## Work required
A verbatim copy of the records is required, with all pictures left out.

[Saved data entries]
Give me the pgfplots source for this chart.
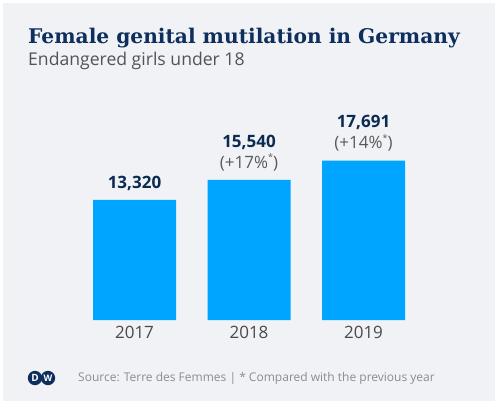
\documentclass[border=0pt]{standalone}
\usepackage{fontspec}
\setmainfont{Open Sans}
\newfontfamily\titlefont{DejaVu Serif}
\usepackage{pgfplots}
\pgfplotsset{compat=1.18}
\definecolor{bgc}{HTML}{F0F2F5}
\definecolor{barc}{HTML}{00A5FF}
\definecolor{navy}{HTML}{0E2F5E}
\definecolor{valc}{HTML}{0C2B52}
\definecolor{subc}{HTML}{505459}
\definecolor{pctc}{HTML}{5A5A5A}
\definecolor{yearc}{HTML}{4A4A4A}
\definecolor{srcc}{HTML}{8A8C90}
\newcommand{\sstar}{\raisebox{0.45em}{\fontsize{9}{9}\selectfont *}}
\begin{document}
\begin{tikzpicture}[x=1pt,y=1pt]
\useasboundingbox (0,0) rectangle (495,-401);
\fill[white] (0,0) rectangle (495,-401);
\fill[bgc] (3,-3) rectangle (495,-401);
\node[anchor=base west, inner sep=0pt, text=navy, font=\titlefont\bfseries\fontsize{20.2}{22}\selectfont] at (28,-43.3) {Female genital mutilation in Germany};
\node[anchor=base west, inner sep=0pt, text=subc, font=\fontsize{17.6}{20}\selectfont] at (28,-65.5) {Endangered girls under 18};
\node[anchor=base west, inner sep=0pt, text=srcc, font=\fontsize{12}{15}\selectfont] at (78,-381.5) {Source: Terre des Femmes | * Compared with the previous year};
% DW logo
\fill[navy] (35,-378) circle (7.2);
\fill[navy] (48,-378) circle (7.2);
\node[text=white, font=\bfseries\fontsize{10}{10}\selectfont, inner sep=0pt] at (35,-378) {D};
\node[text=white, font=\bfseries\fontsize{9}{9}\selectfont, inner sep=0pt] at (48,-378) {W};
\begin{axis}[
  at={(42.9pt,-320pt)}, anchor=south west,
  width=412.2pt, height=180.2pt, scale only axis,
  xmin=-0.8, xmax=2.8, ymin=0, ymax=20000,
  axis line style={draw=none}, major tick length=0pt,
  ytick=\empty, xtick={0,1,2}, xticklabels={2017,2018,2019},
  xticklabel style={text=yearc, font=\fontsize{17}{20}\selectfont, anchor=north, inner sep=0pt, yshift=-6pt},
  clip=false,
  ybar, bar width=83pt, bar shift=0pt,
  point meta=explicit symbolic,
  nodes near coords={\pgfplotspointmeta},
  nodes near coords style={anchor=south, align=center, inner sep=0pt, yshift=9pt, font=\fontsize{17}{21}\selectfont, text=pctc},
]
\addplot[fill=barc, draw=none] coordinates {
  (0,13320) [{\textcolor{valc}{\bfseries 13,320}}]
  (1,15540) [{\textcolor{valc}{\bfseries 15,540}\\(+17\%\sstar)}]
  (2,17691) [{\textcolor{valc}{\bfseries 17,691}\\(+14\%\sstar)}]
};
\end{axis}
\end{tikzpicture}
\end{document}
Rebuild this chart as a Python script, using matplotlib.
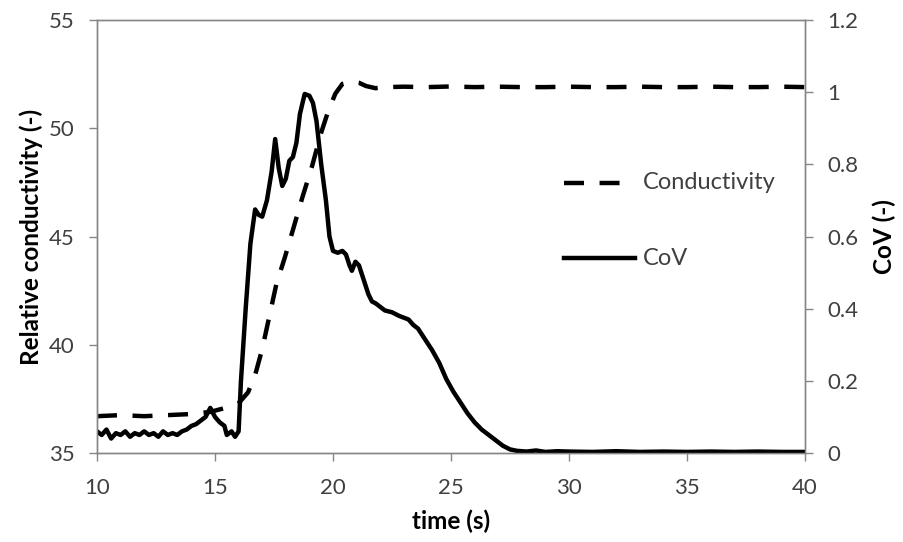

## Exercise answer
Give me the pgfplots source for this chart.
\documentclass[border=0pt]{standalone}
\usepackage{fontspec}
\setmainfont{Open Sans}
\newfontfamily\titlefont{DejaVu Serif}
\usepackage{pgfplots}
\pgfplotsset{compat=1.18}
\definecolor{bgc}{HTML}{F0F2F5}
\definecolor{barc}{HTML}{00A5FF}
\definecolor{navy}{HTML}{0E2F5E}
\definecolor{valc}{HTML}{0C2B52}
\definecolor{subc}{HTML}{505459}
\definecolor{pctc}{HTML}{5A5A5A}
\definecolor{yearc}{HTML}{4A4A4A}
\definecolor{srcc}{HTML}{8A8C90}
\newcommand{\sstar}{\raisebox{0.45em}{\fontsize{9}{9}\selectfont *}}
\begin{document}
\begin{tikzpicture}[x=1pt,y=1pt]
\useasboundingbox (0,0) rectangle (495,-401);
\fill[white] (0,0) rectangle (495,-401);
\fill[bgc] (3,-3) rectangle (495,-401);
\node[anchor=base west, inner sep=0pt, text=navy, font=\titlefont\bfseries\fontsize{20.2}{22}\selectfont] at (28,-43.3) {Female genital mutilation in Germany};
\node[anchor=base west, inner sep=0pt, text=subc, font=\fontsize{17.6}{20}\selectfont] at (28,-65.5) {Endangered girls under 18};
\node[anchor=base west, inner sep=0pt, text=srcc, font=\fontsize{12}{15}\selectfont] at (78,-381.5) {Source: Terre des Femmes | * Compared with the previous year};
% DW logo
\fill[navy] (35,-378) circle (7.2);
\fill[navy] (48,-378) circle (7.2);
\node[text=white, font=\bfseries\fontsize{10}{10}\selectfont, inner sep=0pt] at (35,-378) {D};
\node[text=white, font=\bfseries\fontsize{9}{9}\selectfont, inner sep=0pt] at (48,-378) {W};
\begin{axis}[
  at={(42.9pt,-320pt)}, anchor=south west,
  width=412.2pt, height=180.2pt, scale only axis,
  xmin=-0.8, xmax=2.8, ymin=0, ymax=20000,
  axis line style={draw=none}, major tick length=0pt,
  ytick=\empty, xtick={0,1,2}, xticklabels={2017,2018,2019},
  xticklabel style={text=yearc, font=\fontsize{17}{20}\selectfont, anchor=north, inner sep=0pt, yshift=-6pt},
  clip=false,
  ybar, bar width=83pt, bar shift=0pt,
  point meta=explicit symbolic,
  nodes near coords={\pgfplotspointmeta},
  nodes near coords style={anchor=south, align=center, inner sep=0pt, yshift=9pt, font=\fontsize{17}{21}\selectfont, text=pctc},
]
\addplot[fill=barc, draw=none] coordinates {
  (0,13320) [{\textcolor{valc}{\bfseries 13,320}}]
  (1,15540) [{\textcolor{valc}{\bfseries 15,540}\\(+17\%\sstar)}]
  (2,17691) [{\textcolor{valc}{\bfseries 17,691}\\(+14\%\sstar)}]
};
\end{axis}
\end{tikzpicture}
\end{document}
Rebuild this chart as a Python script, using matplotlib.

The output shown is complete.